◆ AIM: Exactly retype the lines from the top of the data through the line containing "import pandas as pd", leaving out every picture.

◆ DATASET CONTENT:
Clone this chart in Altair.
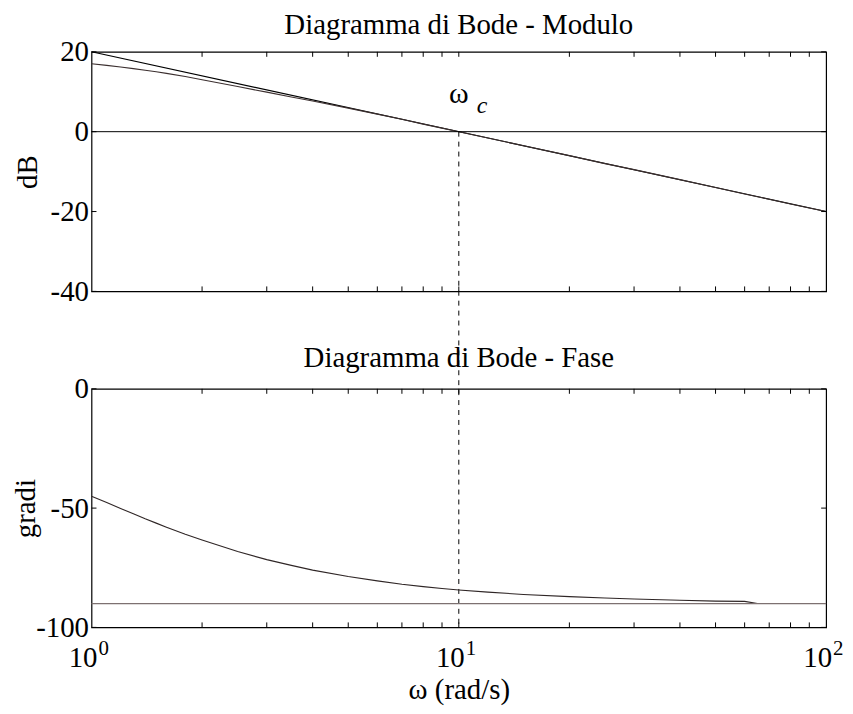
import altair as alt
import pandas as pd

# ---------------- data ----------------
w_curve = [1, 1.1, 1.2, 1.3, 1.4, 1.5, 1.6, 1.8, 2, 2.5, 3, 3.5, 4, 5, 6, 7, 8, 9, 10,
           12, 15, 20, 25, 30, 40, 50, 60, 65, 70, 80, 90, 100]
mag_db = [17.0, 16.6, 16.2, 15.8, 15.4, 15.0, 14.6, 13.8, 13.0, 11.3, 9.9, 8.7, 7.7, 5.9, 4.4,
          3.1, 1.9, 0.9, 0.0,
          -1.6, -3.5, -6.0, -8.0, -9.5, -12.0, -14.0, -15.6, -16.3, -16.9, -18.1, -19.1, -20.0]
phase_deg = [-45, -47.7, -50.2, -52.4, -54.5, -56.3, -58.0, -61.0, -63.4, -68.2, -71.6, -74.0,
             -76.0, -78.7, -80.5, -81.9, -82.9, -83.7, -84.3,
             -85.2, -86.2, -87.1, -87.7, -88.1, -88.6, -89.0, -89.1, -90, -90, -90, -90, -90]

w_asym = [1, 100]
mag_asym = [20, -20]
phase_asym = [-90]
zero_db = [0]
w_cross = [10]

mag_ticks = [-40, -20, 0, 20]
phase_ticks = [-100, -50, 0]
x_minor = [2, 3, 4, 5, 6, 7, 8, 9, 10, 20, 30, 40, 50, 60, 70, 80, 90]
x_major = [1, 10, 100]
x_exp = ["0", "1", "2"]

# ---------------- layout ----------------
W = 739
H1 = 241
H2 = 240
GAP = 98
FONT = "Liberation Serif"
FS = 29
TICK = 5

curve = pd.DataFrame({"w": w_curve, "mag": mag_db, "phase": phase_deg})
asym = pd.DataFrame({"w": w_asym, "mag": mag_asym})
xt_minor = pd.DataFrame({"w": x_minor})
xt_major = pd.DataFrame({"w": x_major, "base": ["10"] * 3, "e": x_exp})

xscale = alt.Scale(type="log", domain=[1, 100], nice=False)
x_top = alt.X("w:Q", scale=xscale, axis=None)
x_bottom = alt.X("w:Q", scale=xscale,
                 axis=alt.Axis(labels=False, ticks=False, domain=False, grid=False,
                               title="ω (rad/s)", titlePadding=49))


def y_ticks(field_vals, scale):
    df = pd.DataFrame({"v": field_vals})
    base = alt.Chart(df)
    left = base.mark_rule(color="black", strokeWidth=1).encode(
        y=alt.Y("v:Q", scale=scale), x=alt.value(0), x2=alt.value(TICK))
    right = base.mark_rule(color="black", strokeWidth=1).encode(
        y=alt.Y("v:Q", scale=scale), x=alt.value(W), x2=alt.value(W - TICK))
    return left + right


def x_ticks(h, xenc):
    base = alt.Chart(xt_minor)
    top = base.mark_rule(color="black", strokeWidth=1).encode(
        x=xenc, y=alt.value(0), y2=alt.value(TICK))
    bot = base.mark_rule(color="black", strokeWidth=1).encode(
        x=xenc, y=alt.value(h), y2=alt.value(h - TICK))
    return top + bot


# ---------- magnitude panel ----------
yscale1 = alt.Scale(domain=[-40, 20], nice=False, zero=False)
y1 = alt.Y("mag:Q", scale=yscale1,
           axis=alt.Axis(values=mag_ticks, title="dB", grid=False, ticks=False,
                         domain=False, labelPadding=3, titlePadding=8,
                         labelExpr="toString(datum.value)"))

asym_line = alt.Chart(asym).mark_line(color="black", strokeWidth=1.1).encode(x=x_top, y=y1)
mag_line = alt.Chart(curve).mark_line(color="#3b2f2f", strokeWidth=1.1).encode(x=x_top, y=y1)
zero_line = alt.Chart(pd.DataFrame({"v": zero_db})).mark_rule(color="black", strokeWidth=1).encode(
    y=alt.Y("v:Q", scale=yscale1))
cross_line = alt.Chart(pd.DataFrame({"w": w_cross, "v": zero_db})).mark_rule(
    color="black", strokeWidth=1, strokeDash=[5, 5]).encode(
    x=x_top, y=alt.Y("v:Q", scale=yscale1), y2=alt.value(H1 + GAP + H2))
omega_lbl = alt.Chart(pd.DataFrame({"w": w_cross, "v": [9.5]})).mark_text(
    text="ω", font=FONT, fontSize=30, align="center", baseline="middle").encode(
    x=x_top, y=alt.Y("v:Q", scale=yscale1))
c_lbl = alt.Chart(pd.DataFrame({"w": w_cross, "v": [9.5]})).mark_text(
    text="c", font=FONT, fontSize=24, fontStyle="italic", align="left", baseline="middle",
    dx=18, dy=12).encode(x=x_top, y=alt.Y("v:Q", scale=yscale1))

top = alt.layer(
    asym_line, mag_line, zero_line, cross_line, omega_lbl, c_lbl,
    y_ticks(mag_ticks, yscale1), x_ticks(H1, x_top)
).properties(
    width=W, height=H1,
    title=alt.TitleParams("Diagramma di Bode - Modulo", font=FONT, fontSize=FS,
                          fontWeight="normal", offset=-2),
)

# ---------- phase panel ----------
yscale2 = alt.Scale(domain=[-100, 0], nice=False, zero=False)
y2 = alt.Y("phase:Q", scale=yscale2,
           axis=alt.Axis(values=phase_ticks, title="gradi", grid=False, ticks=False,
                         domain=False, labelPadding=3, titlePadding=-5,
                         labelExpr="toString(datum.value)"))

phase_line = alt.Chart(curve).mark_line(color="#2f2626", strokeWidth=1.1).encode(x=x_bottom, y=y2)
phase_asym_line = alt.Chart(pd.DataFrame({"v": phase_asym})).mark_rule(
    color="#7d7171", strokeWidth=1.3).encode(y=alt.Y("v:Q", scale=yscale2))
base_lbl = alt.Chart(xt_major).mark_text(
    font=FONT, fontSize=FS, align="right", baseline="alphabetic", dx=6).encode(
    x=x_bottom, y=alt.value(H2 + 40), text="base:N")
exp_lbl = alt.Chart(xt_major).mark_text(
    font=FONT, fontSize=21, align="left", baseline="alphabetic", dx=7, dy=-12).encode(
    x=x_bottom, y=alt.value(H2 + 40), text="e:N")

bottom = alt.layer(
    phase_line, phase_asym_line, base_lbl, exp_lbl,
    y_ticks(phase_ticks, yscale2), x_ticks(H2, x_bottom)
).properties(
    width=W, height=H2,
    title=alt.TitleParams("Diagramma di Bode - Fase", font=FONT, fontSize=FS,
                          fontWeight="normal", offset=2),
)

chart = alt.vconcat(top, bottom, spacing=GAP, bounds="flush").properties(
    padding={"left": 3, "top": 0, "right": 0, "bottom": 0}
).configure(
    background="white"
).configure_view(
    stroke="black", strokeWidth=1.2
).configure_axis(
    labelFont=FONT, labelFontSize=FS, labelColor="black",
    titleFont=FONT, titleFontSize=FS, titleFontWeight="normal", titleColor="black",
)

chart.save("out.html", embed_options={"renderer": "svg", "actions": False})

◆ SOLVED PROBLEM:
Clone this chart in Altair.
import altair as alt
import pandas as pd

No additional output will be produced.